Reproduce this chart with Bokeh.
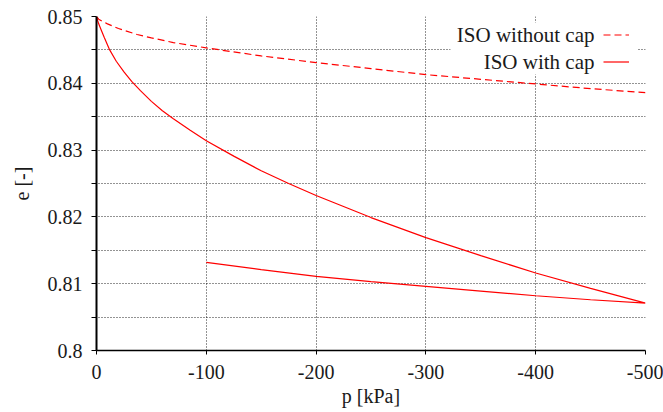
from bokeh.plotting import figure
from bokeh.models import (Range1d, FixedTicker, Label, Legend, LegendItem,
                          BoxAnnotation)
from bokeh.core.properties import value
from bokeh.embed import file_html
from bokeh.resources import INLINE

# Void ratio e against mean stress p for isotropic compression
p_nocap = [0, -2, -5, -10, -20, -37, -50, -70, -100, -150, -200, -250,
           -300, -350, -400, -450, -500]
e_nocap = [0.8500, 0.8496, 0.8493, 0.8489, 0.8482, 0.8473, 0.8468, 0.8461,
           0.8453, 0.8441, 0.8431, 0.8422, 0.8413, 0.8406, 0.8399, 0.8392,
           0.8386]

# with cap: loading to -500 kPa ...
p_cap_load = [0, -1, -2, -4, -7, -12, -18, -25, -32, -40, -50, -60, -70,
              -85, -100, -125, -150, -175, -200, -250, -300, -350, -400,
              -450, -500]
e_cap_load = [0.8500, 0.8494, 0.8489, 0.8481, 0.8469, 0.8450, 0.8433,
              0.8417, 0.8403, 0.8389, 0.8373, 0.8359, 0.8347, 0.8330,
              0.8314, 0.8291, 0.8269, 0.8250, 0.8232, 0.8199, 0.8169,
              0.8142, 0.8116, 0.8093, 0.8071]
# ... then unloading back to -100 kPa
p_cap_unload = [-500, -450, -400, -350, -300, -250, -200, -150, -100]
e_cap_unload = [0.8071, 0.8076, 0.8082, 0.8089, 0.8096, 0.8103, 0.8111,
                0.8121, 0.8132]

x_ticks = [0, -100, -200, -300, -400, -500]
x_tick_labels = ["0", "-100", "-200", "-300", "-400", "-500"]
y_ticks = [0.80, 0.81, 0.82, 0.83, 0.84, 0.85]
y_tick_labels = ["0.8", "0.81", "0.82", "0.83", "0.84", "0.85"]

series_names = ["ISO without cap", "ISO with cap"]
x_title = "p [kPa]"
y_title = "e [-]"

FONT = "Liberation Serif"
TEXT = "#1a1a1a"
W, H = 663, 412
B_LEFT, B_RIGHT, B_TOP, B_BOTTOM = 96, 18, 16, 62
FW = W - B_LEFT - B_RIGHT
FH = H - B_TOP - B_BOTTOM

fig = figure(width=W, height=H, output_backend="svg", toolbar_location=None,
             x_range=Range1d(x_ticks[0], x_ticks[-1]),
             y_range=Range1d(y_ticks[0], y_ticks[-1]),
             min_border_left=B_LEFT, min_border_right=B_RIGHT,
             min_border_top=B_TOP, min_border_bottom=B_BOTTOM)
fig.outline_line_color = None
fig.background_fill_color = "white"
fig.border_fill_color = "white"

y_minor = [(a + b) / 2 for a, b in zip(y_ticks[:-1], y_ticks[1:])]
fig.xaxis.ticker = FixedTicker(ticks=x_ticks)
fig.yaxis.ticker = FixedTicker(ticks=y_ticks, minor_ticks=y_minor)
fig.xaxis.major_label_overrides = dict(zip(x_ticks, x_tick_labels))
fig.yaxis.major_label_overrides = dict(zip(y_ticks, y_tick_labels))

for ax in fig.axis:
    ax.axis_line_color = "black"
    ax.major_tick_line_color = "black"
    ax.minor_tick_line_color = "black"
    ax.major_tick_in = 0
    ax.minor_tick_in = 0
    ax.major_label_text_font = FONT
    ax.major_label_text_font_size = "20px"
    ax.major_label_text_color = TEXT
    ax.axis_label_text_font = FONT
    ax.axis_label_text_font_size = "20px"
    ax.axis_label_text_font_style = "normal"
    ax.axis_label_text_color = TEXT
fig.xaxis.axis_label = x_title
fig.yaxis.axis_label = y_title
fig.xaxis.axis_line_width = 1.5
fig.yaxis.axis_line_width = 2
fig.xaxis.major_tick_out = 4
fig.xaxis.minor_tick_out = 0
fig.xaxis.major_label_standoff = 10
fig.xaxis.axis_label_standoff = 3
fig.yaxis.major_tick_out = 5
fig.yaxis.minor_tick_out = 5
fig.yaxis.major_label_standoff = 9
fig.yaxis.axis_label_standoff = 12

for g in fig.grid:
    g.grid_line_color = "black"
    g.grid_line_alpha = 0.85
    g.grid_line_dash = "1 2"
    g.grid_line_width = 1
fig.ygrid.minor_grid_line_color = "black"
fig.ygrid.minor_grid_line_alpha = 0.85
fig.ygrid.minor_grid_line_dash = "1 2"

r_nocap = fig.line(p_nocap, e_nocap, line_color="red", line_width=1.2,
                   line_dash="7 4")
r_cap = fig.line(p_cap_load + p_cap_unload, e_cap_load + e_cap_unload,
                 line_color="red", line_width=1.2)

# opaque key area
key_box = BoxAnnotation(left=354, right=541, top=FH - 6, bottom=FH - 58,
                        left_units="screen", right_units="screen",
                        top_units="screen", bottom_units="screen",
                        fill_color="white", fill_alpha=1.0, line_color=None)
fig.add_layout(key_box)

# key samples (texts drawn separately, to the left of the samples)
ROW = 27
key = Legend(items=[LegendItem(label=value(" "), renderers=[r_nocap]),
                    LegendItem(label=value(" "), renderers=[r_cap])],
             location=(507, FH - 5 - 2 * ROW),
             glyph_width=26, glyph_height=ROW, label_height=ROW,
             label_width=0, label_standoff=0, padding=0, spacing=0, margin=0,
             label_text_font_size="1px",
             background_fill_alpha=0, border_line_alpha=0)
fig.add_layout(key)

for i, name in enumerate(series_names):
    fig.add_layout(Label(x=498, y=FH - 5 - ROW / 2 - i * ROW,
                         x_units="screen", y_units="screen",
                         text=name, text_align="right",
                         text_baseline="middle", text_font=FONT,
                         text_font_size="21px", text_color=TEXT))

open("out.html", "w").write(file_html(fig, INLINE))
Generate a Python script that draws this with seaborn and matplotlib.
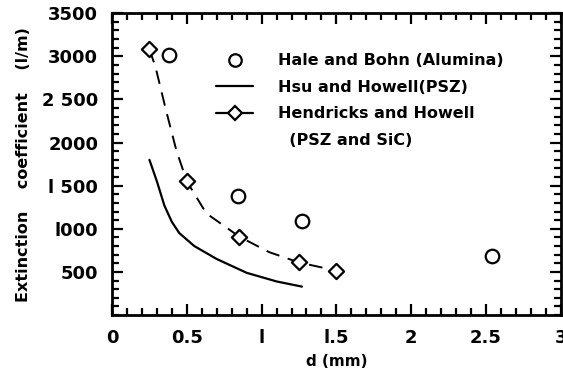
import matplotlib
matplotlib.use("Agg")
import matplotlib.pyplot as plt
from matplotlib.lines import Line2D
from matplotlib.ticker import MultipleLocator
import seaborn as sns

# Hale and Bohn (Alumina) - open circles
hale_d = [0.38, 0.84, 1.27, 2.54]
hale_k = [3020, 1380, 1090, 690]

# Hsu and Howell (PSZ) - solid curve
hsu_d = [0.25, 0.30, 0.35, 0.40, 0.45, 0.55, 0.70, 0.90, 1.10, 1.27]
hsu_k = [1800, 1550, 1270, 1080, 950, 800, 650, 490, 390, 330]

# Hendricks and Howell (PSZ and SiC) - diamonds + dashed curve
hend_d = [0.25, 0.50, 0.85, 1.25, 1.50]
hend_k = [3080, 1550, 910, 610, 515]
hend_curve_d = [0.25, 0.29, 0.36, 0.43, 0.50, 0.63, 0.85, 1.05, 1.25, 1.50]
hend_curve_k = [3080, 2880, 2380, 1910, 1550, 1180, 910, 730, 610, 515]

xticks = [0, 0.5, 1, 1.5, 2, 2.5, 3]
xticklabels = ["0", "0.5", "l", "l.5", "2", "2.5", "3"]
yticks = [500, 1000, 1500, 2000, 2500, 3000, 3500]
yticklabels = ["500", "l000", "l 500", "2000", "2 500", "3000", "3500"]

sns.set_style("ticks")
plt.rcParams["font.family"] = ["DejaVu Sans"]
plt.rcParams["font.weight"] = "bold"
for key in ["text.color", "axes.labelcolor", "xtick.color", "ytick.color", "axes.edgecolor"]:
    plt.rcParams[key] = "black"

fig = plt.figure(figsize=(5.63, 3.76), dpi=100)
ax = fig.add_axes([0.199, 0.162, 0.797, 0.803])

sns.lineplot(x=hsu_d, y=hsu_k, ax=ax, color="black", lw=1.6, sort=False)
sns.lineplot(x=hend_curve_d, y=hend_curve_k, ax=ax, color="black", lw=1.4,
             sort=False, linestyle=(0, (7, 4.5)))
sns.scatterplot(x=hend_d, y=hend_k, ax=ax, marker="D", s=60,
                facecolor="white", edgecolor="black", linewidth=1.6, zorder=5)
sns.scatterplot(x=hale_d, y=hale_k, ax=ax, marker="o", s=95,
                facecolor="white", edgecolor="black", linewidth=1.6, zorder=5)

ax.set_xlim(0, 3)
ax.set_ylim(0, 3500)
ax.set_xticks(xticks)
ax.set_xticklabels(xticklabels, fontsize=13, fontweight="bold")
ax.set_yticks(yticks)
ax.set_yticklabels(yticklabels, fontsize=13, fontweight="bold")
ax.xaxis.set_minor_locator(MultipleLocator(0.1))
ax.yaxis.set_minor_locator(MultipleLocator(100))
ax.tick_params(which="both", direction="in", top=True, right=True, width=1.6)
ax.tick_params(which="major", length=8, pad=10)
ax.tick_params(which="minor", length=5)
for sp in ax.spines.values():
    sp.set_linewidth(2)

ax.set_xlabel("d (mm)", fontsize=11, fontweight="bold", labelpad=5)
ax.set_ylabel("Extinction    coefficient    (l/m)", fontsize=11.5,
              fontweight="bold", labelpad=8)

handles = [
    Line2D([], [], marker="o", color="black", linestyle="none",
           markerfacecolor="white", markersize=9, markeredgewidth=1.6),
    Line2D([], [], color="black", lw=1.6),
    Line2D([], [], marker="D", color="black", lw=1.6,
           markerfacecolor="white", markersize=7, markeredgewidth=1.6),
    Line2D([], [], linestyle="none"),
]
labels = ["Hale and Bohn (Alumina)", "Hsu and Howell(PSZ)",
          "Hendricks and Howell", "  (PSZ and SiC)"]
leg = ax.legend(handles, labels, loc="upper left", bbox_to_anchor=(0.2, 0.915),
                frameon=False, fontsize=11.5, handlelength=2.3,
                labelspacing=0.72, handletextpad=1.6)
for t in leg.get_texts():
    t.set_fontweight("bold")

fig.savefig("out.png", dpi=100)
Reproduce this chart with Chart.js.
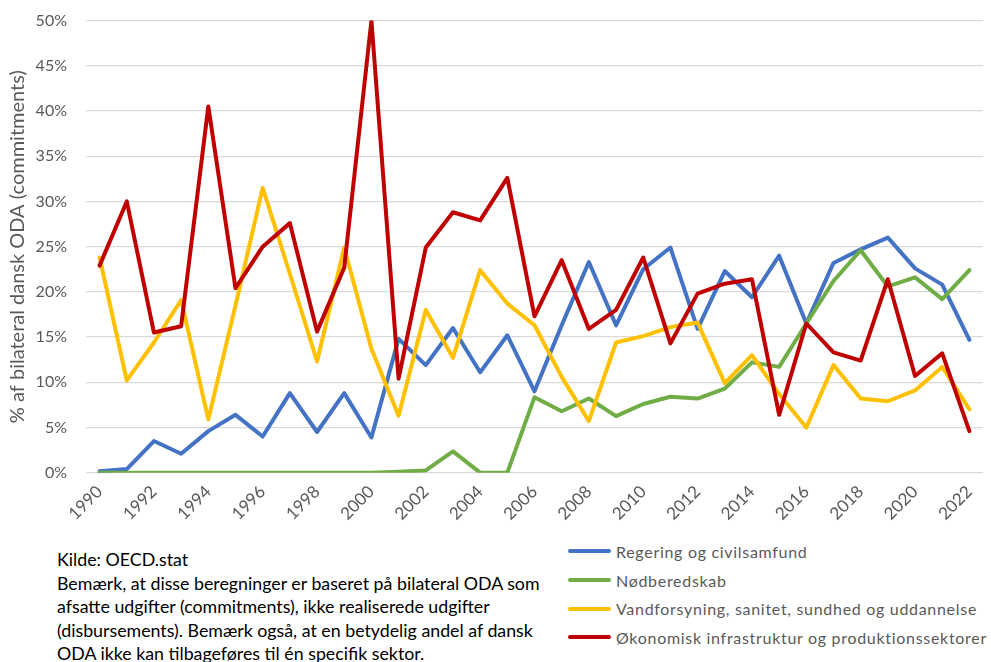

-------

* [WHAT TO WORK ON] In the records above, how many lines include the string "chart"? Answer with only the number.

* [TASK OUTPUT] 2